ENACT’s overall objectives are to:
1. Enable a Europe-wide service that supports the R&I community, LEAs, and policymakers with timely, structured, and usable knowledge;
2. Catalogue and synthesise existing knowledge (technological, operational, legal, and ethical) to identify gaps, overlaps, and opportunities in the FCT domain;
3. Promote innovation uptake by connecting R&I outputs to operational needs and validation environments;
4. Strengthen cooperation between key actors, including LEAs, research institutions, industry, and EU agencies;
5. Ensure long-term sustainability of the ENACT service and its integration into European security research policy frameworks.
ENACT’s expected impacts are twofold: operational and strategic. Operationally, the project will promote uptake by practitioners of better tools to access and apply knowledge, improve their understanding of the technology landscape, and engage more effectively with innovation. Strategically, ENACT will enhance the effectiveness of EU R&I investments by making outputs visible, reusable, and aligned with real-world priorities.
In doing so, ENACT contributes directly to the goals of the EU Security Union Strategy and the Horizon Europe Civil Security for Society programme, supporting a more secure, resilient, and knowledge-driven approach to fighting crime and terrorism in Europe.
During the first 18 months of the ENACT project, substantial progress was made in establishing the technical foundations of the ENACT KaaS model and delivering key components to support knowledge generation, structuring, and validation in the field of FCT:
1. Fully operational Knowledge Repository with over 1,100 structured items;
2. Four functional observatories with standardised outputs and classification tools;
3. Over 1,000 FCT stakeholders mapped and categorised;
4. Methodological framework and taxonomies validated and applied across WPs;
5. Early uptake mechanisms initiated.
Unlike previous projects, ENACT introduces a permanent, structured Knowledge Repository, not only collecting results from EU-funded projects but classifying them using a cross-cutting taxonomy that integrates policy, operational functions, and technologies. This structured, reusable classification model is novel and enables systemic mapping of knowledge gaps and overlaps across the entire FCT ecosystem.

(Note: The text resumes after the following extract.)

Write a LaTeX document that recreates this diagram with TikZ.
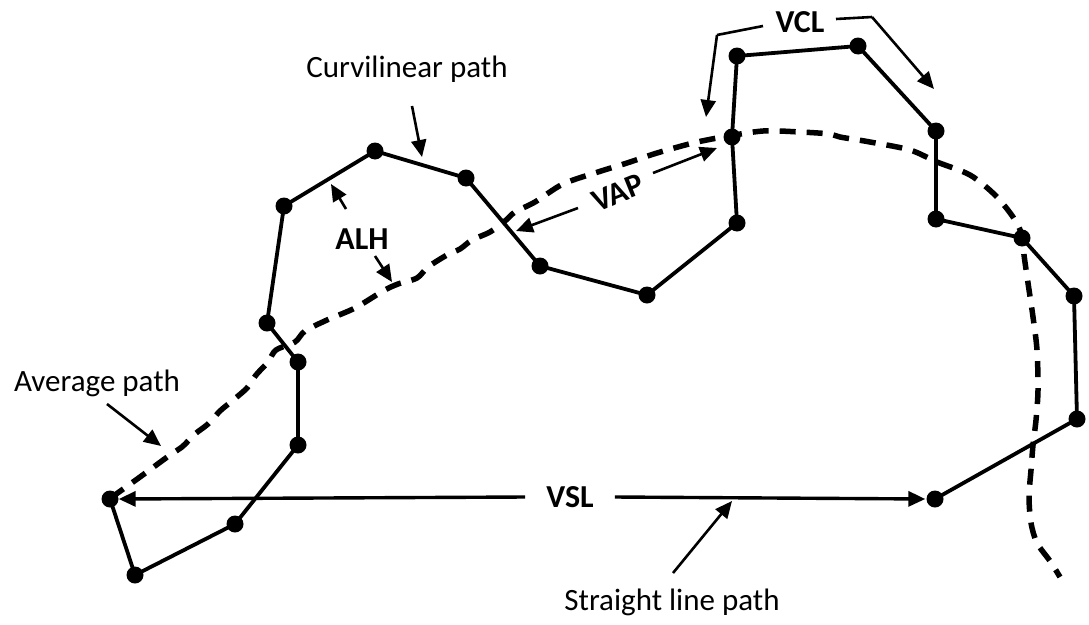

ENACT is also the first initiative to operationalise this structured knowledge model through four parallel observatories, producing actionable insights (e.g. Flash Knowledge Reports, stakeholder maps) with standardised methods, curated content, and continuous monitoring. These outputs enable data-driven planning and decision-making, which is still limited in many security policy and procurement processes.
Furthermore, the Support to 3rd Parties mechanism represents an innovative uptake approach: identifying promising but underused solutions and preparing them for validation in operational environments. This addresses a well-known gap between R&I outputs and end-user adoption that remains largely unfilled by traditional funding schemes.
In sum, ENACT’s results go beyond the state of the art by delivering a systemic, service-oriented and validated approach to knowledge sharing, capability development, and innovation uptake in the EU security domain.